How Much Advil Can You Take? What to Know About Health Risks

Q: I take Advil pretty regularly for pain, but how can I tell if I’m taking more than is safe?

Headaches. Fevers. Period cramps. Back pain.

These are all symptoms that can be treated with ibuprofen, a drug better known by one of its brand names, Advil.

Given the drug’s broad pain-reducing effects, excellent safety profile and availability over the counter, it’s no surprise that some people pop the little brownish-red tablets whenever they feel the slightest twinge of discomfort.

“It’s my go-to when I have pain,” said Candy Tsourounis, a professor of clinical pharmacy at the University of California, San Francisco.

Still, ibuprofen — which is also sold under brand names like Motrin and Nuprin — can pose certain health risks, especially for those with kidney or stomach issues.

Here’s how to feel well and stay safe.

Scan the label of over-the-counter ibuprofen and you’ll see that adults and children 12 years and older are advised to take one (or two, if needed) 200-milligram tablets, caplets or gel caplets every four to six hours while symptoms persist. And those taking the drug should not exceed 1,200 milligrams (or six pills) in 24 hours.

But because doctors sometimes prescribe ibuprofen in much higher dosages, up to 3,200 milligrams a day, it can be hard to say how much is too much.

This discrepancy is rooted in safety concerns. The Food and Drug Administration sets strict dosage limits for over-the-counter drugs because they may be taken by people with various risk factors, Dr. Tsourounis said. If you’re unlikely to have an adverse reaction, your doctor may prescribe a higher dose.

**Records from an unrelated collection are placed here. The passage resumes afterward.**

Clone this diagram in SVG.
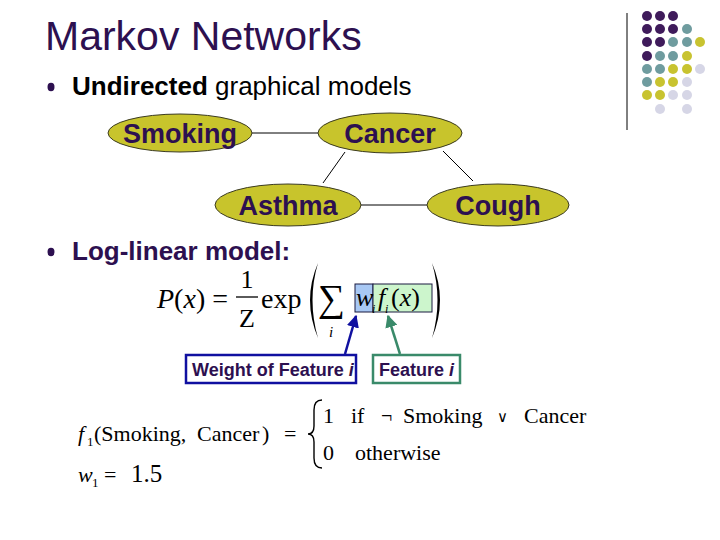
<svg xmlns="http://www.w3.org/2000/svg" width="720" height="540" viewBox="0 0 720 540">
<style>
.sans{font-family:"Liberation Sans",Arial,sans-serif}
.title{font-size:41px;fill:#2d1050}
.node ellipse{fill:#c8c42c;stroke:#3a3a20;stroke-width:1}
.node text{font-family:"Liberation Sans",Arial,sans-serif;font-weight:bold;font-size:27px;fill:#2d1050;text-anchor:middle}
.edge{stroke:#000;stroke-width:1;fill:none}
.dk{fill:#3f1b5b}.tl{fill:#6f9c9f}.yl{fill:#c8c330}.lv{fill:#d6d6e6}
.m{font-family:"Liberation Serif","Times New Roman",serif;fill:#000}
.lbl{font-family:"Liberation Sans",Arial,sans-serif;font-weight:bold;font-size:18px;fill:#2d1050}
</style>
<defs>
<marker id="ahB" viewBox="0 0 10 10" refX="9" refY="5" markerWidth="5" markerHeight="5" orient="auto"><path d="M0,0L10,5L0,10z" fill="#1010a0"/></marker>
<marker id="ahG" viewBox="0 0 10 10" refX="9" refY="5" markerWidth="5" markerHeight="5" orient="auto"><path d="M0,0L10,5L0,10z" fill="#3a8a6a"/></marker>
</defs>
<rect width="720" height="540" fill="#fff"/>
<g id="decor">
<line x1="627" y1="13" x2="627" y2="130" stroke="#000" stroke-width="1"/>
<circle class="dk" cx="647" cy="16" r="5"/><circle class="dk" cx="660" cy="16" r="5"/><circle class="dk" cx="673" cy="16" r="5"/>
<circle class="dk" cx="647" cy="29" r="5"/><circle class="dk" cx="660" cy="29" r="5"/><circle class="dk" cx="673" cy="29" r="5"/><circle class="tl" cx="687" cy="29" r="5"/>
<circle class="dk" cx="647" cy="42" r="5"/><circle class="dk" cx="660" cy="42" r="5"/><circle class="tl" cx="673" cy="42" r="5"/><circle class="tl" cx="687" cy="42" r="5"/><circle class="yl" cx="700" cy="42" r="5"/>
<circle class="dk" cx="647" cy="56" r="5"/><circle class="tl" cx="660" cy="56" r="5"/><circle class="tl" cx="673" cy="56" r="5"/><circle class="yl" cx="687" cy="56" r="5"/>
<circle class="tl" cx="647" cy="69" r="5"/><circle class="tl" cx="660" cy="69" r="5"/><circle class="yl" cx="673" cy="69" r="5"/><circle class="yl" cx="687" cy="69" r="5"/><circle class="lv" cx="700" cy="69" r="5"/>
<circle class="tl" cx="647" cy="82" r="5"/><circle class="yl" cx="660" cy="82" r="5"/><circle class="yl" cx="673" cy="82" r="5"/><circle class="lv" cx="687" cy="82" r="5"/>
<circle class="yl" cx="647" cy="95" r="5"/><circle class="yl" cx="660" cy="95" r="5"/><circle class="lv" cx="673" cy="95" r="5"/><circle class="lv" cx="687" cy="95" r="5"/>
<circle class="lv" cx="660" cy="109" r="5"/><circle class="lv" cx="687" cy="109" r="5"/>
</g>
<text class="sans title" x="45" y="50">Markov Networks</text>
<ellipse cx="51" cy="87" rx="3.5" ry="4.2" fill="#2d1050"/>
<text class="sans" x="72" y="95" font-size="26" fill="#000"><tspan font-weight="bold">Undirected</tspan> graphical models</text>
<ellipse cx="51" cy="252" rx="3.5" ry="4.2" fill="#2d1050"/>
<text class="sans" x="72" y="260" font-size="26" font-weight="bold" fill="#2d1050">Log-linear model:</text>
<g id="edges">
<line class="edge" x1="252" y1="133" x2="318" y2="133"/>
<line class="edge" x1="345" y1="152" x2="323" y2="183"/>
<line class="edge" x1="443" y1="151" x2="473" y2="181"/>
<line class="edge" x1="361" y1="205" x2="427" y2="205"/>
</g>
<g id="smoking" class="node"><ellipse cx="180" cy="133" rx="72" ry="19"/><text x="180" y="143">Smoking</text></g>
<g id="cancer" class="node"><ellipse cx="390" cy="133" rx="72" ry="20"/><text x="390" y="143">Cancer</text></g>
<g id="asthma" class="node"><ellipse cx="288" cy="205" rx="73" ry="21"/><text x="288" y="215">Asthma</text></g>
<g id="cough" class="node"><ellipse cx="498" cy="205" rx="71" ry="21"/><text x="498" y="215">Cough</text></g>
<g id="formula">
<text class="m" x="157" y="308" font-size="28"><tspan font-style="italic">P</tspan>(<tspan font-style="italic">x</tspan>) =</text>
<text class="m" x="247" y="288" font-size="26" text-anchor="middle">1</text>
<line x1="236" y1="297" x2="258" y2="297" stroke="#000" stroke-width="1.3"/>
<text class="m" x="247" y="327" font-size="26" text-anchor="middle">Z</text>
<text class="m" x="261" y="308" font-size="28">exp</text>
<path d="M318,263 Q302,300 318,338 Q307,300 318,263Z" fill="#000"/>
<path d="M432,263 Q448,300 432,338 Q443,300 432,263Z" fill="#000"/>
<text class="m" x="318" y="311" font-size="38">∑</text>
<text class="m" x="329" y="337" font-size="15" font-style="italic">i</text>
<rect x="355" y="284" width="18" height="28" fill="#a8c8f4" stroke="#1a1a40" stroke-width="1"/>
<rect x="373" y="284" width="59" height="28" fill="#ccf5cc" stroke="#1a1a40" stroke-width="1"/>
<text class="m" x="356" y="306" font-size="26" font-style="italic">w</text>
<text class="m" x="372" y="313" font-size="12" font-style="italic">i</text>
<text class="m" x="378" y="306" font-size="26" font-style="italic">f</text>
<text class="m" x="385" y="313" font-size="12" font-style="italic">i</text>
<text class="m" x="391" y="306" font-size="26">(<tspan font-style="italic">x</tspan>)</text>
</g>
<g id="callouts">
<line x1="345" y1="354" x2="356" y2="316" stroke="#1010a0" stroke-width="2.5" marker-end="url(#ahB)"/>
<line x1="400" y1="354" x2="388" y2="316" stroke="#3a8a6a" stroke-width="2.5" marker-end="url(#ahG)"/>
</g>
<g id="weight-box"><rect x="186" y="355" width="170" height="28" fill="#fff" stroke="#1010a0" stroke-width="2.5"/><text class="lbl" x="192" y="376">Weight of Feature <tspan font-style="italic">i</tspan></text></g>
<g id="feature-box"><rect x="373" y="355" width="87" height="28" fill="#fff" stroke="#3a8a6a" stroke-width="2.5"/><text class="lbl" x="379" y="376">Feature <tspan font-style="italic">i</tspan></text></g>
<g id="definition">
<text class="m" x="78" y="441" font-size="22" font-style="italic">f</text>
<text class="m" x="87" y="446" font-size="13">1</text>
<text class="m" x="94" y="441" font-size="22">(Smoking,</text>
<text class="m" x="197" y="441" font-size="22">Cancer</text>
<text class="m" x="262" y="441" font-size="22">)</text>
<text class="m" x="284" y="441" font-size="22">=</text>
<path d="M322,400 Q314,400 314,410 L314,426 Q314,434 308,434 Q314,434 314,442 L314,458 Q314,468 322,468" fill="none" stroke="#000" stroke-width="1.4"/>
<text class="m" x="323" y="423" font-size="22">1</text>
<text class="m" x="351" y="423" font-size="22">if</text>
<text class="m" x="381" y="423" font-size="20">¬</text>
<text class="m" x="403" y="423" font-size="22">Smoking</text>
<text class="m" x="497" y="422" font-size="15">∨</text>
<text class="m" x="524" y="423" font-size="22">Cancer</text>
<text class="m" x="323" y="460" font-size="22">0</text>
<text class="m" x="355" y="460" font-size="22">otherwise</text>
<text class="m" x="78" y="482" font-size="22" font-style="italic">w</text>
<text class="m" x="92" y="487" font-size="13">1</text>
<text class="m" x="104" y="482" font-size="22">=</text>
<text class="m" x="131" y="482" font-size="25">1.5</text>
</g>
</svg>
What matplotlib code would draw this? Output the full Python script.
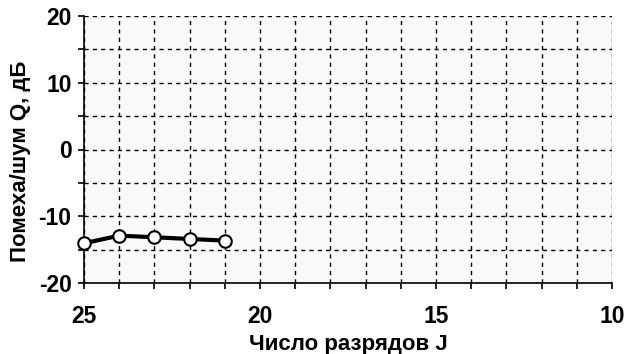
import matplotlib
matplotlib.use("Agg")
import matplotlib.pyplot as plt
from matplotlib.ticker import MultipleLocator, FuncFormatter

J = [25, 24, 23, 22, 21]
Q = [-14.05, -12.9, -13.15, -13.4, -13.65]

plt.rcParams['font.family'] = ['Liberation Sans', 'DejaVu Sans']
plt.rcParams['axes.unicode_minus'] = False
fig = plt.figure(figsize=(6.34, 3.54), dpi=100)
ax = fig.add_axes([84/634, 1-283/354, (612-84)/634, (283-16)/354])
ax.set_facecolor('#f9f9f9')

ax.plot(J, Q, color='black', lw=3, marker='o', ms=9, mfc='white', mec='black', mew=1.5, zorder=5, clip_on=False)

ax.set_xlim(25, 10)
ax.set_ylim(-20, 20)
ax.xaxis.set_major_locator(MultipleLocator(5))
ax.xaxis.set_minor_locator(MultipleLocator(1))
ax.yaxis.set_major_locator(MultipleLocator(10))
ax.yaxis.set_minor_locator(MultipleLocator(5))
fmt = FuncFormatter(lambda v, p: '%d' % round(v))
ax.xaxis.set_major_formatter(fmt)
ax.yaxis.set_major_formatter(fmt)
ax.grid(True, which='both', color='black', ls=(0, (3, 3)), lw=1)
ax.set_axisbelow(True)
for s in ['top', 'right']:
    ax.spines[s].set_visible(False)
for s in ['left', 'bottom']:
    ax.spines[s].set_linewidth(1.2)
ax.tick_params(which='both', direction='out', length=4, width=1.2)
ax.tick_params(axis='x', which='major', pad=12)
ax.tick_params(axis='y', which='major', pad=5)
for lab in ax.get_xticklabels() + ax.get_yticklabels():
    lab.set_fontsize(16.5)
    lab.set_fontweight('bold')
ax.set_xlabel('Число разрядов J', fontsize=16, fontweight='bold')
ax.xaxis.set_label_coords(0.5, -0.19)
ax.set_ylabel('Помеха/шум Q, дБ', fontsize=16, fontweight='bold')
ax.yaxis.set_label_coords(-0.1, 0.455)

fig.savefig('out.png', dpi=100)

Even with over-the-counter ibuprofen, doctors will sometimes advise patients to take up to 3,200 milligrams per day for a short period — up to a week or two — because the anti-inflammatory effects are better at higher doses, said Lauren Haggerty, a clinical pharmacist at Johns Hopkins Medicine. This might happen after an injury or a surgery, she said.

If you haven’t consulted a doctor about how much is safe, or if you aren’t certain about your risk factors, it’s best not to exceed the recommended limit of 1,200 milligrams a day, Dr. Tsourounis said.

Since ibuprofen can cause an upset stomach, consider taking it with at least a few bites of food — dairy, or nondairy alternative, products are especially helpful, Dr. Tsourounis said.

Be careful that you don’t accidentally take more than intended. “I have patients who don’t know that Advil and generic ibuprofen are the same, so then they might take both,” said Dr. Sarah Ruff, a physician at UNC Family Medicine in Durham, N.C.

Also keep in mind that ibuprofen is sometimes added to certain cold medications, like Sudafed PE Head Congestion and Pain Relief, so always read the ingredient list on medications before using them.

Ibuprofen belongs to a class of drugs known as nonsteroidal anti-inflammatory drugs, or NSAIDs, which reduce pain and inflammation by blocking the activity of certain enzymes, Dr. Tsourounis said. This is why tamping them down often makes you feel better.

But these enzymes also help maintain kidney and liver function and regulate the balance of fluids and electrolytes in your body, Dr. Tsourounis said. So taking ibuprofen can be dangerous for patients with kidney disease or failure; those with liver damage or cirrhosis; and people with conditions that put strain on their kidneys, like high blood pressure or heart failure.

Those at high risk for these conditions — as well as for stomach ulcers, heart attacks, strokes or bleeding problems — should talk with their doctors before taking ibuprofen, Dr. Haggerty said. The same goes if you’re pregnant; ibuprofen is not recommended at or after 20 weeks, according to the F.D.A., since it may in rare cases harm the fetus’s kidneys.

People who take medications such as diuretics, anticoagulants, ACE inhibitors or ARBs (angiotensin receptor blockers) to manage cardiovascular issues should also be careful, Dr. Tsourounis said, because ibuprofen stresses the kidneys and the heart.

To reduce these health risks, don’t take the maximum recommended dose for more than a week or two at a time, Dr. Ruff warned. “If you are needing it for more than two weeks, that’s a good sign that you need to go see your doctor.”

When taken for long periods, ibuprofen can also increase the risk of stomach ulcers, Dr. Ruff said. The drug inhibits enzymes that, among other things, aid in the production of mucus that lines and protects the stomach lining — so without these enzymes, the stomach becomes vulnerable to irritation and damage.

And ironically, regular ibuprofen use among people with headache disorders (such as migraines) can cause rebound headaches, for reasons doctors don’t completely understand.

“It’s really frustrating for patients — because if they get into that situation, the only way to make it go away is to wean themselves off all of the pain relievers,” Dr. Ruff said. “And that’s a painful process.”